The Inter-American Court of Human Rights held in its Barrios Altos ruling against Peru that "all amnesty provisions, provisions on prescription and the establishment of measures designed to eliminate responsibility are inadmissible, because they are intended to prevent the investigation and punishment of those responsible for serious human rights violations such as torture, extrajudicial, summary or arbitrary execution and forced disappearance, all of them prohibited because they violate non-derogable rights recognized by international human rights law."
3. Military jurisdiction is applicable in all cases in which military personnel commit criminal offenses.
Article 27 of Decree 1095, which regulates the use of force by the armed forces, states that "illicit conduct allegedly committed by military personnel when applying this decree or during the course of their duties" is subject to military jurisdiction. By establishing that any "illicit conduct" carried out by military personnel is subject to the jurisdiction of military courts, this decree could be used to prevent civilian courts from trying cases of human rights violations committed by military personnel against civilians.
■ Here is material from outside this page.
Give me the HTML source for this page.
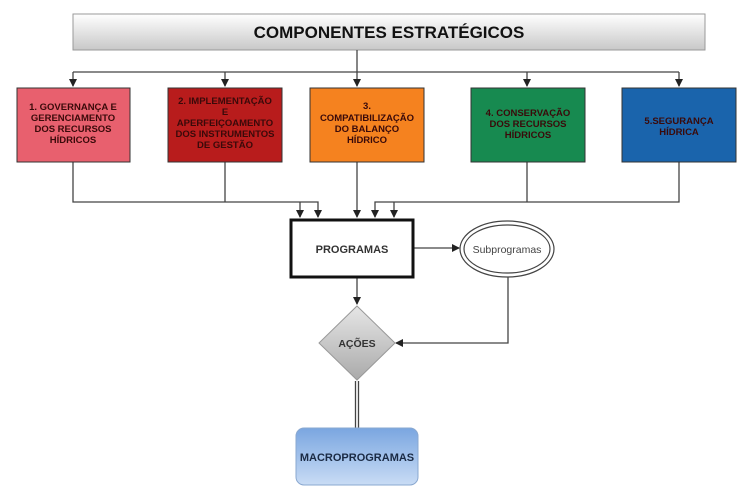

International human rights bodies have consistently rejected the use of military prosecutors and courts in cases involving abuses against civilians, stating that the jurisdiction of military courts should be limited to offenses that are strictly military in nature. The United Nations Human Rights Committee, which monitors implementation of the states' obligations under the International Covenant on Civil and Political Rights, has repeatedly called on states parties to subject military personnel who are alleged to have committed human rights violations to civilian jurisdiction.
The Inter-American Court of Human Rights has stated that military jurisdiction should have a "restrictive and exceptional scope." A "restrictive" jurisdictional scope would require trying military personnel by military tribunals only when they are charged with crimes or offenses that "by [their] own nature attempt against legally protected interests of military order."